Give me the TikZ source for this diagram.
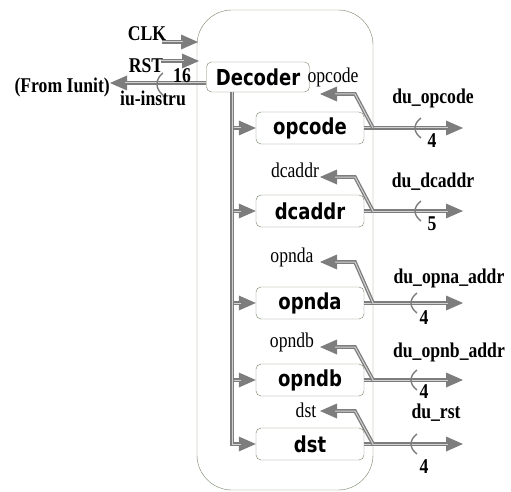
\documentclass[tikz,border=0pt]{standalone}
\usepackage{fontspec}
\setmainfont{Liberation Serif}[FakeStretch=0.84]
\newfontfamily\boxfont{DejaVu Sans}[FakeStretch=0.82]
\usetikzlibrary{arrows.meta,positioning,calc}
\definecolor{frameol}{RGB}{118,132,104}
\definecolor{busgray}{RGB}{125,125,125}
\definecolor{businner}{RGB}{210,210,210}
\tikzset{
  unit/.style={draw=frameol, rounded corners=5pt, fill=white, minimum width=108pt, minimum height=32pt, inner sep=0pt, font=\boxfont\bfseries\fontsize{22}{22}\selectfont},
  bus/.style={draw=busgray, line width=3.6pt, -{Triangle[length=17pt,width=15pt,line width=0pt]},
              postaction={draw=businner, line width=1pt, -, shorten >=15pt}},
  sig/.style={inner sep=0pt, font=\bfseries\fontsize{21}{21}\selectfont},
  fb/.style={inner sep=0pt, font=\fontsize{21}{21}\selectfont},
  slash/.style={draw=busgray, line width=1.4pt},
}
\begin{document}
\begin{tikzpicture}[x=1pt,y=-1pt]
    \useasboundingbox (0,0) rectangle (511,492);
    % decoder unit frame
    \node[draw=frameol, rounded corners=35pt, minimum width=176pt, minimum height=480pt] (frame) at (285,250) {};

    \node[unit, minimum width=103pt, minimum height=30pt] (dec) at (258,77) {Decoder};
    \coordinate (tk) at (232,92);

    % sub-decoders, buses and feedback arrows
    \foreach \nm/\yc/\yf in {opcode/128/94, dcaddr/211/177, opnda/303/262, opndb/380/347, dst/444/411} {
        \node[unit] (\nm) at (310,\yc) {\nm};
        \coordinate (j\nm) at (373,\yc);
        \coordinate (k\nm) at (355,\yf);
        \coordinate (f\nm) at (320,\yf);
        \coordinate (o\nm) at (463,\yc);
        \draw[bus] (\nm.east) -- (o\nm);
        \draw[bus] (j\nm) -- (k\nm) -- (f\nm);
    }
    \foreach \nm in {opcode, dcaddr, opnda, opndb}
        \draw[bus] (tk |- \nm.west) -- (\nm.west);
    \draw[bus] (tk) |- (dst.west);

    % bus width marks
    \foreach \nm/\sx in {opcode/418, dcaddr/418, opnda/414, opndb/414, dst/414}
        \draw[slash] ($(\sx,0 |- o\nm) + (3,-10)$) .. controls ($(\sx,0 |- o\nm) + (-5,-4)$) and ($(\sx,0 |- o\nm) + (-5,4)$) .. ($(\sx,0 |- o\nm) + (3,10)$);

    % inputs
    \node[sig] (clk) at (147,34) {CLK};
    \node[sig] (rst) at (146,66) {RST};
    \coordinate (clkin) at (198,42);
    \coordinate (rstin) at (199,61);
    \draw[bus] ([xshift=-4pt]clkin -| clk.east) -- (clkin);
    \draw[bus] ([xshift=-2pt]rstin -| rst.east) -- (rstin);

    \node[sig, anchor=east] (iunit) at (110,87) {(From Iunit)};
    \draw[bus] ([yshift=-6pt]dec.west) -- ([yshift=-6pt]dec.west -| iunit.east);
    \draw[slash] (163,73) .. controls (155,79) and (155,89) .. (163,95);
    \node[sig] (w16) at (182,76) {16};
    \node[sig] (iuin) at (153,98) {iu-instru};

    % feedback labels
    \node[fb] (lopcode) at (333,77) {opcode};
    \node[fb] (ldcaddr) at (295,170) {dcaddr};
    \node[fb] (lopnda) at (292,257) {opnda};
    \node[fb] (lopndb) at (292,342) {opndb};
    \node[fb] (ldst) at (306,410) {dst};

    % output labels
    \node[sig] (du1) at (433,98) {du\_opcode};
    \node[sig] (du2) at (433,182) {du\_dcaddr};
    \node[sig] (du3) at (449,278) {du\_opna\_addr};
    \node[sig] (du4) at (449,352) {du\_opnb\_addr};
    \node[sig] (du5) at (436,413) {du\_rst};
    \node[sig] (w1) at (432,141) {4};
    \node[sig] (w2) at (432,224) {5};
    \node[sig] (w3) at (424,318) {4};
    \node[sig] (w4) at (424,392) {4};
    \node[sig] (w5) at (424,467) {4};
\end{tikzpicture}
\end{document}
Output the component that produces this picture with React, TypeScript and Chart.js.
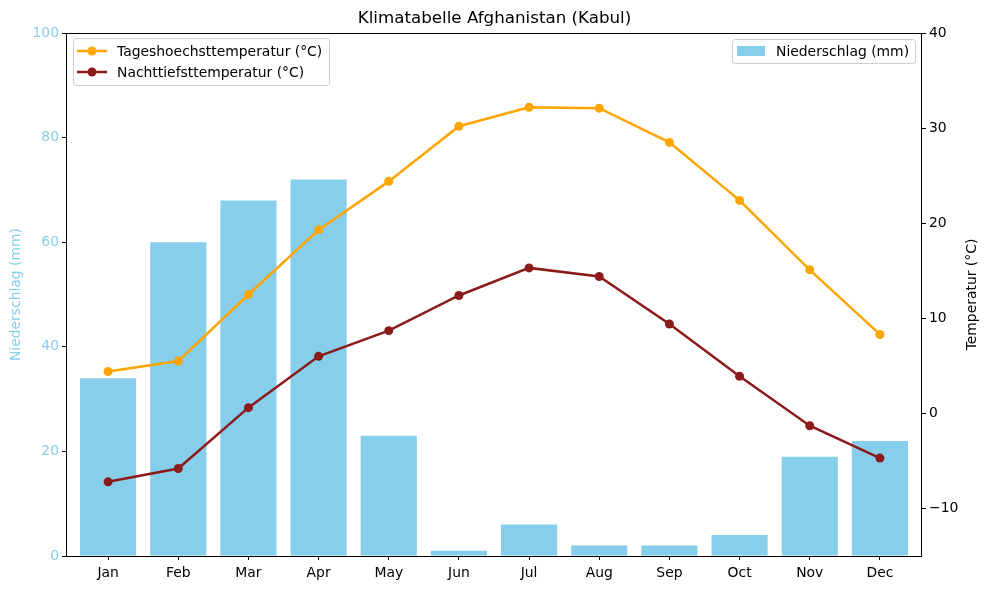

TASK PROMPT ::
Extract, word for word, each line from the top of the data down to and including the line with "o\nm) + (3,10)$);"; skip the pictures.

THE REPLY ::
Give me the TikZ source for this diagram.
\documentclass[tikz,border=0pt]{standalone}
\usepackage{fontspec}
\setmainfont{Liberation Serif}[FakeStretch=0.84]
\newfontfamily\boxfont{DejaVu Sans}[FakeStretch=0.82]
\usetikzlibrary{arrows.meta,positioning,calc}
\definecolor{frameol}{RGB}{118,132,104}
\definecolor{busgray}{RGB}{125,125,125}
\definecolor{businner}{RGB}{210,210,210}
\tikzset{
  unit/.style={draw=frameol, rounded corners=5pt, fill=white, minimum width=108pt, minimum height=32pt, inner sep=0pt, font=\boxfont\bfseries\fontsize{22}{22}\selectfont},
  bus/.style={draw=busgray, line width=3.6pt, -{Triangle[length=17pt,width=15pt,line width=0pt]},
              postaction={draw=businner, line width=1pt, -, shorten >=15pt}},
  sig/.style={inner sep=0pt, font=\bfseries\fontsize{21}{21}\selectfont},
  fb/.style={inner sep=0pt, font=\fontsize{21}{21}\selectfont},
  slash/.style={draw=busgray, line width=1.4pt},
}
\begin{document}
\begin{tikzpicture}[x=1pt,y=-1pt]
    \useasboundingbox (0,0) rectangle (511,492);
    % decoder unit frame
    \node[draw=frameol, rounded corners=35pt, minimum width=176pt, minimum height=480pt] (frame) at (285,250) {};

    \node[unit, minimum width=103pt, minimum height=30pt] (dec) at (258,77) {Decoder};
    \coordinate (tk) at (232,92);

    % sub-decoders, buses and feedback arrows
    \foreach \nm/\yc/\yf in {opcode/128/94, dcaddr/211/177, opnda/303/262, opndb/380/347, dst/444/411} {
        \node[unit] (\nm) at (310,\yc) {\nm};
        \coordinate (j\nm) at (373,\yc);
        \coordinate (k\nm) at (355,\yf);
        \coordinate (f\nm) at (320,\yf);
        \coordinate (o\nm) at (463,\yc);
        \draw[bus] (\nm.east) -- (o\nm);
        \draw[bus] (j\nm) -- (k\nm) -- (f\nm);
    }
    \foreach \nm in {opcode, dcaddr, opnda, opndb}
        \draw[bus] (tk |- \nm.west) -- (\nm.west);
    \draw[bus] (tk) |- (dst.west);

    % bus width marks
    \foreach \nm/\sx in {opcode/418, dcaddr/418, opnda/414, opndb/414, dst/414}
        \draw[slash] ($(\sx,0 |- o\nm) + (3,-10)$) .. controls ($(\sx,0 |- o\nm) + (-5,-4)$) and ($(\sx,0 |- o\nm) + (-5,4)$) .. ($(\sx,0 |- o\nm) + (3,10)$);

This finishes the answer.